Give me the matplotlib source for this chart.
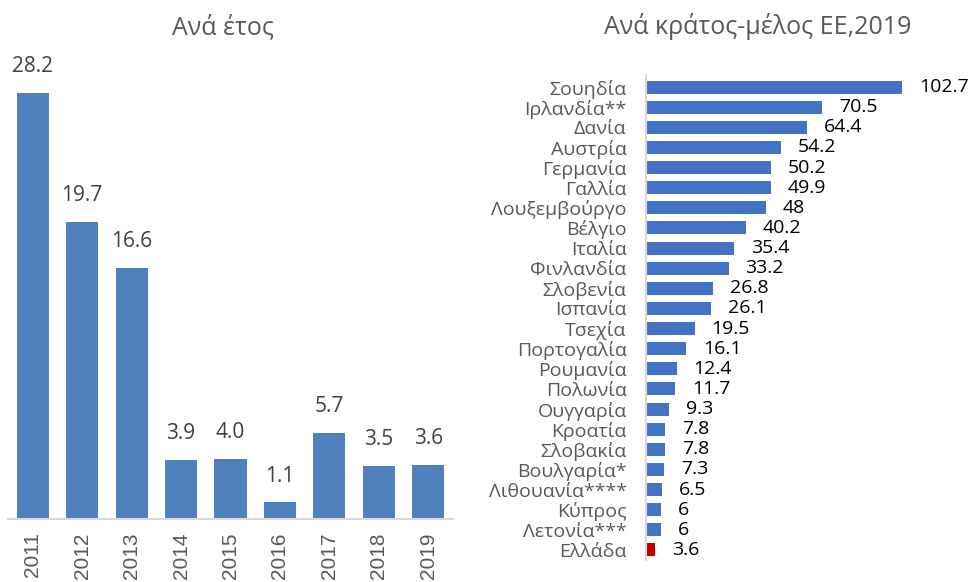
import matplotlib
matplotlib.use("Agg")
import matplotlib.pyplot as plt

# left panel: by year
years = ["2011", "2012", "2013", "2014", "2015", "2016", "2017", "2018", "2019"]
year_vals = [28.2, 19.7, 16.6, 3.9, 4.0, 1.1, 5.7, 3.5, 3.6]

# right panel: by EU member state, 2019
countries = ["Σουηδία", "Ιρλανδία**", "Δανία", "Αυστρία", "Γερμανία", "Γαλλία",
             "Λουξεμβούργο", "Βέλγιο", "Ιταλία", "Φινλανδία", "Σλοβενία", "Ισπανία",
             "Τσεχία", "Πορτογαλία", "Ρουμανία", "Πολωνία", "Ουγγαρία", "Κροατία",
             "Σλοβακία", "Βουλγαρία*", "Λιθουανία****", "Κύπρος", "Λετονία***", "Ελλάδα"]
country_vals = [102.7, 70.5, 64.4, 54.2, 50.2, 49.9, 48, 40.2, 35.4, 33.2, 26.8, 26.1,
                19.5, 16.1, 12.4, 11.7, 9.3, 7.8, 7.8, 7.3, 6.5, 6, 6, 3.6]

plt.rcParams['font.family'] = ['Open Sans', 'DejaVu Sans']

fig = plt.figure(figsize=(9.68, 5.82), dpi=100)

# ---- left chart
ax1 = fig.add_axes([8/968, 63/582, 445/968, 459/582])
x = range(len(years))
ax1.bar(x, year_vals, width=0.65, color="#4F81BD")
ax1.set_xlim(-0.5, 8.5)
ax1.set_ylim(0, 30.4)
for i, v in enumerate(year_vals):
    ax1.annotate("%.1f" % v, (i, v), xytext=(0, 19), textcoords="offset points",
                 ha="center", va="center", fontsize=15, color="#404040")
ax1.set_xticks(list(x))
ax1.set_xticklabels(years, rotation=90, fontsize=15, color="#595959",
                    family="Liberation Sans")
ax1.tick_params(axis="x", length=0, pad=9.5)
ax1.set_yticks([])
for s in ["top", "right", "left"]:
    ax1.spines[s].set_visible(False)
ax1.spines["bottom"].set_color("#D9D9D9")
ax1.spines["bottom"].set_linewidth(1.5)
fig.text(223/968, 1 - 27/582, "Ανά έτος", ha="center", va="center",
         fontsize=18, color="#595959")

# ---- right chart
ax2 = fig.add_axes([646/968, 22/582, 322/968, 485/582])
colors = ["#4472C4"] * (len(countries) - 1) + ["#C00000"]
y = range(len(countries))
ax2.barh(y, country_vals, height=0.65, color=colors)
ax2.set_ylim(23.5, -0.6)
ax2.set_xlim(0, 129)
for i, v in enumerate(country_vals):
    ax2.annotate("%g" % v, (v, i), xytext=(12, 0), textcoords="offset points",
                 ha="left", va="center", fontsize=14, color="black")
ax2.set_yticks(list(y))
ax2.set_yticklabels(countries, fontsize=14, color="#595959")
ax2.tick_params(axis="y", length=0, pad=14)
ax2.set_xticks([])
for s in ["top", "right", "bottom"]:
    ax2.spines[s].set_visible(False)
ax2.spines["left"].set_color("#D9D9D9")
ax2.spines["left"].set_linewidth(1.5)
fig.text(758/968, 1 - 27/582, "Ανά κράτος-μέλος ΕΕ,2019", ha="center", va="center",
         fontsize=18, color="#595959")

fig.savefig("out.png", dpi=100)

····················

Required task: Skip the pictures, please, and transcribe only the lines from the beginning of the material through the one that contains "year_vals = [28.2, 19.7, 16.6, 3.9, 4.0, 1.1, 5.7, 3.5, 3.6]".

Answer to this problem:
Give me the matplotlib source for this chart.
import matplotlib
matplotlib.use("Agg")
import matplotlib.pyplot as plt

# left panel: by year
years = ["2011", "2012", "2013", "2014", "2015", "2016", "2017", "2018", "2019"]
year_vals = [28.2, 19.7, 16.6, 3.9, 4.0, 1.1, 5.7, 3.5, 3.6]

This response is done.